I suppose I was in the vast minority in 1978 when I still preferred George Reeves as Superman, and especially as Clark Kent, as opposed to Christopher Reeve.
One could argue this was, perhaps, merely nostalgia since I grew up watching repeats of the Adventures of Superman every Saturday as a young child, but it was more than that.

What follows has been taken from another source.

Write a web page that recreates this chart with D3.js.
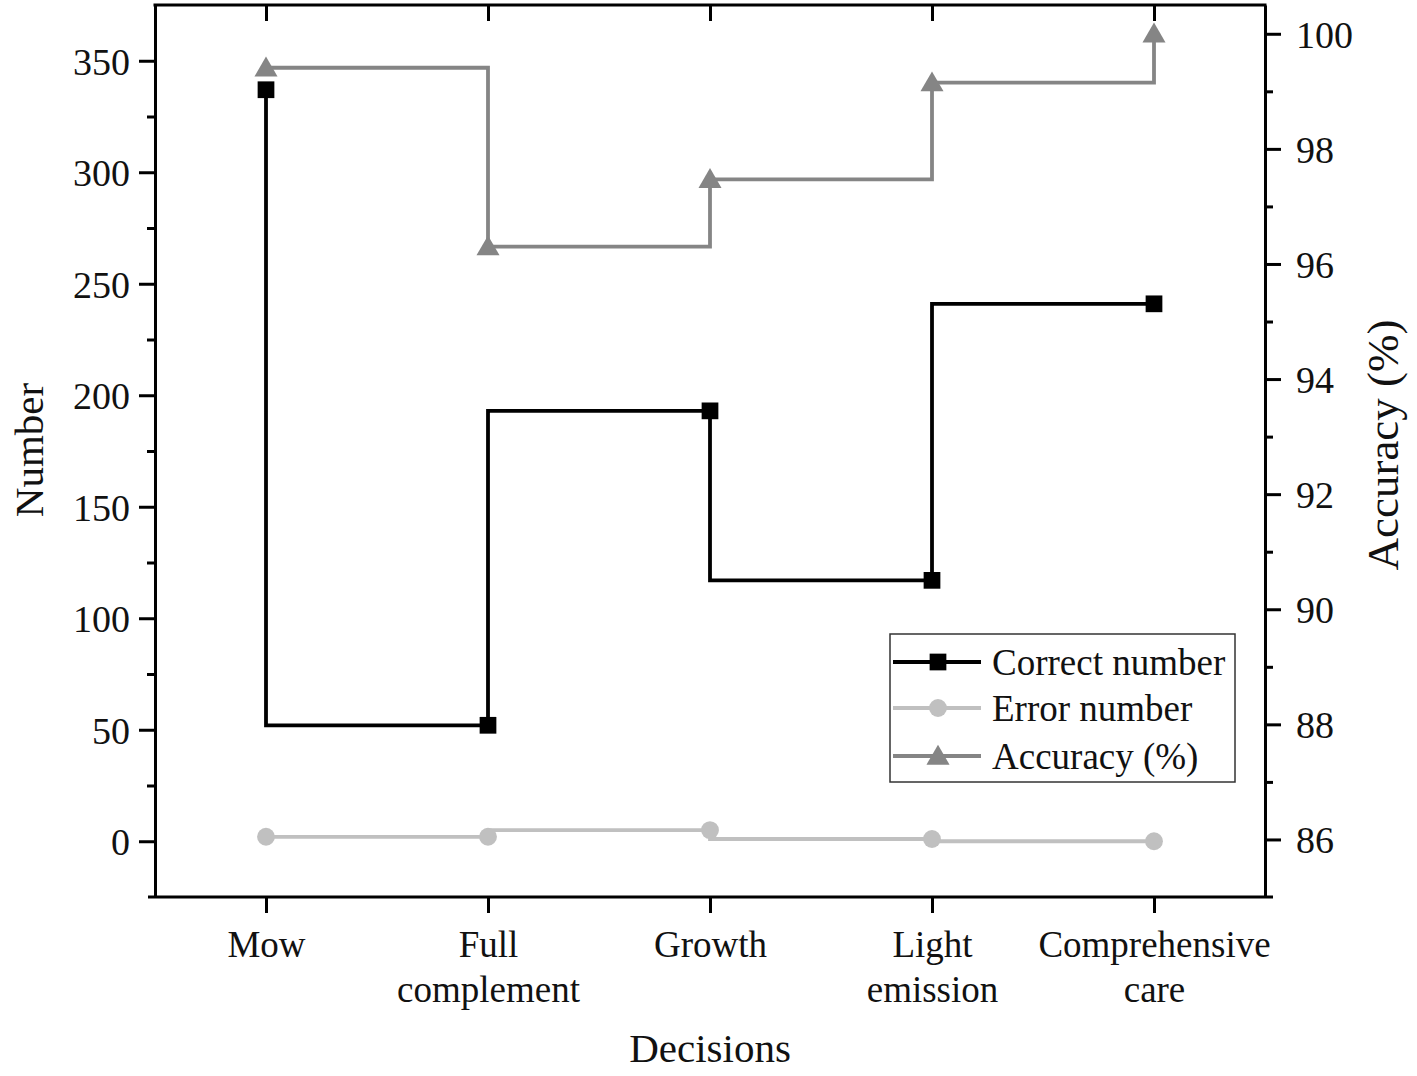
<!DOCTYPE html>
<html><head><meta charset="utf-8">
<script src="https://cdn.jsdelivr.net/npm/d3@7/dist/d3.min.js"></script>
<style>body{margin:0;background:#fff}svg{display:block}text{font-family:"Liberation Serif","Times New Roman",serif;fill:#111}</style>
</head><body>
<script>
const categories = [["Mow"], ["Full", "complement"], ["Growth"], ["Light", "emission"], ["Comprehensive", "care"]];
const correctNumber = [337, 52, 193, 117, 241];
const errorNumber = [2, 2, 5, 1, 0];
const accuracy = [99.41, 96.30, 97.47, 99.15, 100];
const leftTicks = [0, 50, 100, 150, 200, 250, 300, 350];
const rightTicks = [86, 88, 90, 92, 94, 96, 98, 100];

const W = 1417, H = 1076;
const L = 155, R = 1265, T = 5, B = 897;
const svg = d3.select("body").append("svg").attr("width", W).attr("height", H);

const x = d3.scalePoint().domain(d3.range(categories.length)).range([L, R]).padding(0.5);
const yL = d3.scaleLinear().domain([-25, 375]).range([B, T]);
const yR = d3.scaleLinear().domain([85, 100.5]).range([B, T]);

const series = [
  {name: "Correct number", vals: correctNumber, y: yL, color: "#000000", curve: d3.curveStepBefore, shape: "square"},
  {name: "Error number", vals: errorNumber, y: yL, color: "#c0c0c0", curve: d3.curveStepBefore, shape: "circle"},
  {name: "Accuracy (%)", vals: accuracy, y: yR, color: "#858585", curve: d3.curveStepAfter, shape: "triangle"}
];
const symbolOf = s => s === "square" ? d3.symbol(d3.symbolSquare, 280) : s === "circle" ? d3.symbol(d3.symbolCircle, 250) : d3.symbol(d3.symbolTriangle, 230);

const drawOrder = [1, 0, 2];
drawOrder.forEach(i => {
  const s = series[i];
  const line = d3.line().x((d, j) => x(j)).y(d => s.y(d)).curve(s.curve);
  svg.append("path").attr("d", line(s.vals)).attr("fill", "none").attr("stroke", s.color).attr("stroke-width", 3.8);
  svg.selectAll(null).data(s.vals).enter().append("path")
    .attr("d", symbolOf(s.shape))
    .attr("transform", (d, j) => `translate(${x(j)},${s.y(d) + (s.shape === "triangle" ? 2 : 0)})`)
    .attr("fill", s.color);
});

const axStyle = g => { g.selectAll("path.domain").attr("stroke", "#000").attr("stroke-width", 3);
  g.selectAll(".tick line").attr("stroke", "#000").attr("stroke-width", 3);
  g.selectAll("text").style("font-size", "38px").attr("fill", "#111"); };

const gl = svg.append("g").attr("transform", `translate(${L},0)`);
gl.call(d3.axisLeft(yL).tickValues(leftTicks).tickSize(16).tickPadding(9).tickSizeOuter(0)).call(axStyle);
gl.selectAll("text").attr("dy", "0.35em");
gl.append("g").call(d3.axisLeft(yL).tickValues([25, 75, 125, 175, 225, 275, 325]).tickSize(8).tickFormat("").tickSizeOuter(0)).call(axStyle).select(".domain").remove();

const gr = svg.append("g").attr("transform", `translate(${R},0)`);
gr.call(d3.axisRight(yR).tickValues(rightTicks).tickSize(16).tickPadding(15).tickSizeOuter(0)).call(axStyle);
gr.selectAll("text").attr("dy", "0.35em");
gr.append("g").call(d3.axisRight(yR).tickValues([87, 89, 91, 93, 95, 97, 99]).tickSize(8).tickFormat("").tickSizeOuter(0)).call(axStyle).select(".domain").remove();

const gb = svg.append("g").attr("transform", `translate(0,${B})`);
gb.call(d3.axisBottom(x).tickSize(16).tickFormat("").tickSizeOuter(0)).call(axStyle);
gb.select(".domain").attr("d", `M${L - 7},0H${R + 8}`);
gb.selectAll(".tick").each(function(d) {
  const t = d3.select(this).append("text").attr("text-anchor", "middle").style("font-size", "37px").attr("fill", "#111");
  categories[d].forEach((ln, k) => t.append("tspan").attr("x", 0).attr("y", 60 + k * 45).text(ln));
});

const gt = svg.append("g").attr("transform", `translate(0,${T})`);
gt.call(d3.axisBottom(x).tickSize(16).tickFormat("").tickSizeOuter(0)).call(axStyle);
gt.select(".domain").attr("d", `M${L - 1.5},0H${R + 1.5}`);

svg.append("text").attr("transform", `translate(${(L + R) / 2},1062)`).attr("text-anchor", "middle").style("font-size", "41px").text("Decisions");
svg.append("text").attr("transform", `translate(43,450) rotate(-90)`).attr("text-anchor", "middle").style("font-size", "41px").text("Number");
svg.append("text").attr("transform", `translate(1398,445) rotate(-90)`).attr("text-anchor", "middle").style("font-size", "45px").text("Accuracy (%)");

const lg = svg.append("g");
lg.append("rect").attr("x", 890).attr("y", 634).attr("width", 345).attr("height", 148).attr("fill", "#fff").attr("stroke", "#333").attr("stroke-width", 1.5);
const legY = [662, 708, 756];
series.forEach((s, i) => {
  lg.append("line").attr("x1", 893).attr("x2", 981).attr("y1", legY[i]).attr("y2", legY[i]).attr("stroke", s.color).attr("stroke-width", 3.8);
  lg.append("path").attr("d", symbolOf(s.shape)).attr("transform", `translate(938,${legY[i] + (s.shape === "triangle" ? 2 : 0)})`).attr("fill", s.color);
  lg.append("text").attr("x", 992).attr("y", legY[i]).attr("dy", "0.35em").style("font-size", "37px").text(s.name);
});
</script>
</body></html>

The Superman I recalled pre-1978 was more derived from film noir, rather than science fiction, although there was always latent and simplistic sci-fi elements. The art deco Fleischer cartoons were a resplendent example of this. Superman/Kent might tackle a local mad scientist or robots run amok, but he still had to predominantly deal with diamond stealing gangsters, a feisty Lois Lane, and a cigar chomping news editor boss. In the classic Superman comics he did occasionally have a colorful villain, such as the impish prankster whose name no one can pronounce, Braniac, and Bizarro, but he was not blessed with Batman’s rogue gallery of nemeses, and usually was content battling wits with the dull Lex Luthor.
Since the Richard Donner film, the Superman character has completely forsaken its golden age and radio origins, and Superman is a pimply faced superboy, not long past puberty. George Reeves’ Superman was already pushing forty when he made his debut. Reeves remained in the monkey suit (as he called it) until his death at forty five. Reeves personified the classic age Superman in that he was every adolescent boy’s idea of a super father figure. Sure, he wore a padded suit, clearly “flew” on a glass table and ducked when bad guys threw their emptied guns at him, but he was still the real deal and he seemed to actually mean it when he promised “truth, justice, and the American way.”